Former U.S. Diplomats Lobby to Stop South Sudan War Crimes

Former U.S. Diplomats Lobby to Stop South Sudan War Crimes Court
The move sparked anger among experts, who see the court as critical to peace.

 Personnel in the South Sudan People’s Defence Forces, formerly named the Sudan People’s Liberation Army, take part in a drill at their barracks south of Juba, South Sudan, on April 26. (Alex McBride/AFP/Getty Images)

(foreignpolicy)—Former senior U.S. diplomats are now lobbying on behalf of South Sudan to block the creation of a war crimes court, even though the government in Juba agreed to the tribunal as part of a U.S.-backed peace deal, according to public lobbying disclosure filings.

The South Sudanese government hired Gainful Solutions Inc., a California-based lobbying group, for a two-year contract worth $3.7 million to boost ties between South Sudan and Trump administration. As one part of the overall contract between the South Sudanese government and the lobbying group, Gainful Solutions will push to “Delay and ultimately block establishment of the hybrid court envisaged” under a 2018 peace deal between the government, led by President Salva Kiir, and his longtime rival, opposition figure Riek Machar.

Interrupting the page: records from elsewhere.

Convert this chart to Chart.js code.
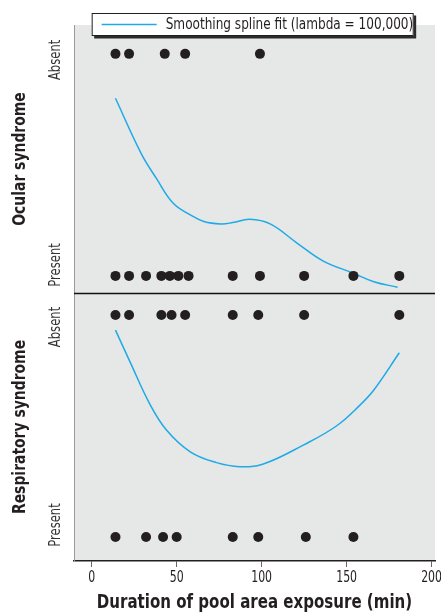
<!DOCTYPE html>
<html>
<head>
<meta charset="utf-8">
<script src="https://cdn.jsdelivr.net/npm/chart.js@4.4.1/dist/chart.umd.min.js"></script>
<style>
  html, body { margin: 0; padding: 0; background: #fff; }
</style>
</head>
<body>
<canvas id="chart" width="441" height="614"></canvas>
<script>
// Exposure durations (min) per outcome
const ocularAbsent = [14, 22, 43, 55, 99];
const ocularPresent = [14, 22, 32, 41, 46, 51, 57, 83, 99, 125, 154, 181];
const respAbsent = [14, 22, 41, 47, 55, 83, 98, 125, 181];
const respPresent = [14, 32, 42, 50, 83, 98, 126, 154];

// Smoothing spline fits (0 = Present, 1 = Absent)
const ocularFitX = [14, 29, 38, 48, 58, 66, 76, 83, 93, 105, 121, 136, 154, 166, 180];
const ocularFitY = [0.80, 0.553, 0.44, 0.327, 0.275, 0.245, 0.234, 0.240, 0.255, 0.234, 0.147, 0.068, 0.012, -0.026, -0.051];
const respFitX = [14, 22.5, 34, 44, 58, 73.5, 87, 101, 124.5, 144, 158, 166, 181];
const respFitY = [0.932, 0.79, 0.602, 0.482, 0.384, 0.335, 0.317, 0.329, 0.414, 0.50, 0.595, 0.662, 0.83];

const xTicks = [0, 50, 100, 150, 200];
const yLabels = ['Present', 'Absent'];
const fitLabel = 'Smoothing spline fit (lambda = 100,000)';
const xTitle = 'Duration of pool area exposure (min)';
const panelTitles = {yO: 'Ocular syndrome', yR: 'Respiratory syndrome'};

const FONT = '"DejaVu Sans Condensed", "DejaVu Sans", sans-serif';
const INK = '#231f20';
const BLUE = '#1eaae7';

function dots(xs, v) { return xs.map(x => ({x: x, y: v})); }
function fit(xs, ys) { return xs.map((x, i) => ({x: x, y: ys[i]})); }

// condensed text: horizontal squeeze to get the narrow face of the original
function txt(ctx, s, x, y, size, bold, sx, rot, align, color) {
  ctx.save();
  ctx.translate(x, y);
  if (rot) ctx.rotate(rot);
  ctx.scale(sx, 1);
  ctx.font = (bold ? 'bold ' : '') + size + 'px ' + FONT;
  ctx.fillStyle = color || INK;
  ctx.textAlign = align || 'center';
  ctx.textBaseline = 'middle';
  ctx.fillText(s, 0, 0);
  ctx.restore();
}

const dotStyle = {type: 'scatter', pointRadius: 5, pointHoverRadius: 5, backgroundColor: INK, borderWidth: 0};
const lineStyle = {type: 'line', borderColor: BLUE, borderWidth: 1.5, pointRadius: 0, tension: 0.4, fill: false};

const panelBits = {
  id: 'panelBits',
  beforeDraw(chart) {
    const {ctx, chartArea: a} = chart;
    ctx.save();
    ctx.fillStyle = '#e6e7e7';
    ctx.fillRect(a.left, a.top, a.right - a.left, a.bottom - a.top);
    ctx.restore();
  },
  beforeDatasetsDraw(chart) {
    const {ctx, chartArea: a} = chart;
    const y = Math.round(chart.scales.yR.top) + 0.5;
    ctx.save();
    ctx.strokeStyle = '#111';
    ctx.lineWidth = 1.3;
    ctx.beginPath();
    ctx.moveTo(a.left, y);
    ctx.lineTo(a.right, y);
    ctx.stroke();
    ctx.restore();
  },
  afterDraw(chart) {
    const {ctx} = chart;
    const xs = chart.scales.x;

    // x tick labels and title
    xTicks.forEach(v => txt(ctx, String(v), xs.getPixelForValue(v), xs.top + 17, 16, false, 0.76));
    txt(ctx, xTitle, (xs.left + xs.right) / 2, 603, 19, true, 0.88);

    // panel titles and Absent / Present labels
    [['yO', 6, -11], ['yR', 12, -12]].forEach(([id, dA, dP]) => {
      const s = chart.scales[id];
      txt(ctx, panelTitles[id], 20, (s.top + s.bottom) / 2, 18, true, 0.86, -Math.PI / 2);
      txt(ctx, yLabels[1], 56, s.getPixelForValue(1) + dA, 15, false, 0.86, -Math.PI / 2, 'center', '#333');
      txt(ctx, yLabels[0], 56, s.getPixelForValue(0) + dP, 15, false, 0.86, -Math.PI / 2, 'center', '#333');
    });

    // legend box
    const left = xs.getPixelForValue(0);
    const top = chart.chartArea.top - 12;
    const w = 322, h = 23;
    ctx.save();
    ctx.fillStyle = '#2b2b2b';
    ctx.fillRect(left + 2.5, top + 2.5, w, h);
    ctx.fillStyle = '#fff';
    ctx.fillRect(left, top, w, h);
    ctx.strokeStyle = INK;
    ctx.lineWidth = 1;
    ctx.strokeRect(left + 0.5, top + 0.5, w - 1, h - 1);
    ctx.strokeStyle = BLUE;
    ctx.lineWidth = 1.5;
    ctx.beginPath();
    ctx.moveTo(left + 10, top + h / 2);
    ctx.lineTo(left + 65, top + h / 2);
    ctx.stroke();
    ctx.restore();
    txt(ctx, fitLabel, left + 74, top + h / 2 + 0.5, 16, false, 0.84, 0, 'left');
  }
};

function yAxis(min, max) {
  return {
    type: 'linear', position: 'left', stack: 'panels', stackWeight: 1,
    min: min, max: max,
    grid: {display: false},
    ticks: {display: false},
    border: {display: true, color: '#9a9a9a', width: 1},
    afterFit(s) { s.width = 74; s.paddingTop = 0; s.paddingBottom = 0; }
  };
}

new Chart(document.getElementById('chart'), {
  data: {
    datasets: [
      Object.assign({label: 'Ocular absent', data: dots(ocularAbsent, 1), yAxisID: 'yO'}, dotStyle),
      Object.assign({label: 'Ocular present', data: dots(ocularPresent, 0), yAxisID: 'yO'}, dotStyle),
      Object.assign({label: fitLabel, data: fit(ocularFitX, ocularFitY), yAxisID: 'yO'}, lineStyle),
      Object.assign({label: 'Respiratory absent', data: dots(respAbsent, 1), yAxisID: 'yR'}, dotStyle),
      Object.assign({label: 'Respiratory present', data: dots(respPresent, 0), yAxisID: 'yR'}, dotStyle),
      Object.assign({label: fitLabel, data: fit(respFitX, respFitY), yAxisID: 'yR'}, lineStyle)
    ]
  },
  options: {
    responsive: false,
    animation: false,
    layout: {padding: {top: 25, right: 6, left: 0, bottom: 0}},
    plugins: {legend: {display: false}, tooltip: {enabled: false}},
    scales: {
      x: {
        type: 'linear', position: 'bottom', min: -10.4, max: 202,
        afterBuildTicks(s) { s.ticks = xTicks.map(v => ({value: v})); },
        grid: {drawOnChartArea: false, drawTicks: true, tickLength: 6, color: '#666'},
        border: {display: true, color: INK, width: 1.5},
        ticks: {display: false},
        afterFit(s) { s.height = 53; s.paddingLeft = 0; s.paddingRight = 0; }
      },
      yR: yAxis(-0.108, 1.099),
      yO: yAxis(-0.077, 1.13)
    }
  },
  plugins: [panelBits]
});
</script>
</body>
</html>
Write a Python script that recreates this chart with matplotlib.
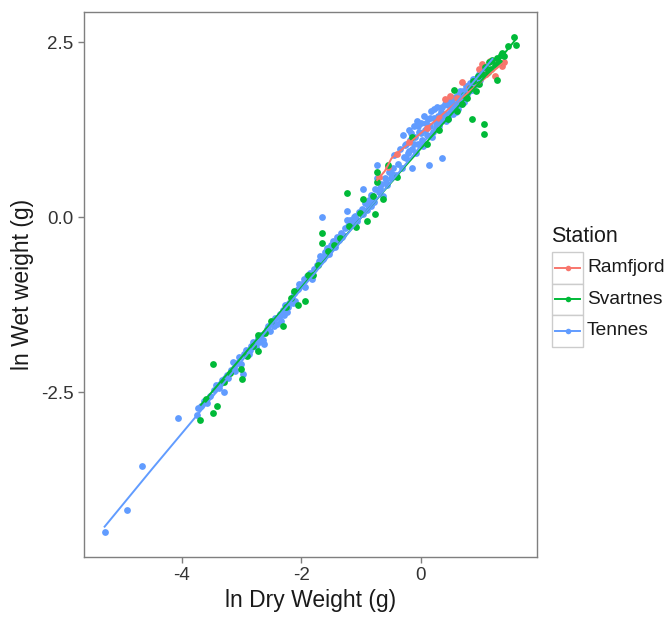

The U.S. government, which backs the peace agreement, provided $4.8 million in 2016 through the African Union to set up the court, a State Department spokesman confirmed to Foreign Policy in email. “The project is ongoing,” the spokesman said.

The lobbying contract provides an unusually candid glimpse into the South Sudanese government’s aims to undercut a peace deal it has committed to. Some current and former U.S. officials are outraged at the former diplomats involved in the contract for accepting millions of dollars from Kiir, whose government is accused of widespread human rights violations during the country’s five-year-long civil war.

Gainful Solutions is run by Michael Ranneberger, a former career U.S. diplomat who served as ambassador to Kenya from 2006 to 2011, and the lobbyist Soheil Nazari-Kangarlou. Constance Berry Newman, a former senior State Department and U.S. Agency for International Development official under the George W. Bush administration, is also named a consultant on the project for a $5,000 fee, according to public disclosure filings from the Department of Justice.

The filings, dated April 18, indicate that the South Sudanese government is dismissing its pledges to address war crimes and hold perpetrators accountable, according to current and former officials who spoke to Foreign Policy. While some foreign governments, such as Sudan, hire lobbyists to try and wind down existing U.S. sanctions, the South Sudanese government in its filing is asking Gainful Solutions to reverse current sanctions and also “further block potential sanctions.”

Newman “does not the support dismantling of the hybrid courts and would never take part in any effort to dismantle them,” according to a statement issued by Newman and the Atlantic Council, a Washington-based think tank where she is a senior fellow, after Foreign Policy‘s story was published. The statement said Newman’s role in the project is “strictly limited in scope,” stressing she is not an officer of Gainful Solutions and pointing to her disclosure filing.

“It is almost unheard of—they’re charged with helping to undermine a peace agreement the government is a signatory to, and in which the U.S. is in some ways a guarantor of,” said Cameron Hudson, a former U.S. diplomat and National Security Council staffer who worked on South Sudan issues.

“These two were well aware of the atrocities that have occurred in [South Sudan],” said one expert on the region in the U.S. government, referring to Newman and Ranneberger. “How do you take a job where your task is to make sure people responsible for war crimes aren’t held accountable?”

The new lobbying contract comes weeks before the next major deadline in a shaky 2018 peace deal, when Machar is set to return to South Sudan and become deputy head of a unity government with Kiir. The opposition is pushing for a six-month delay to the deadline until more security conditions are met to guarantee Machar’s safety, which the South Sudanese government has rejected. Experts fear the delay could derail the peace deal, plunging the country back into conflict and exacerbating the humanitarian crisis.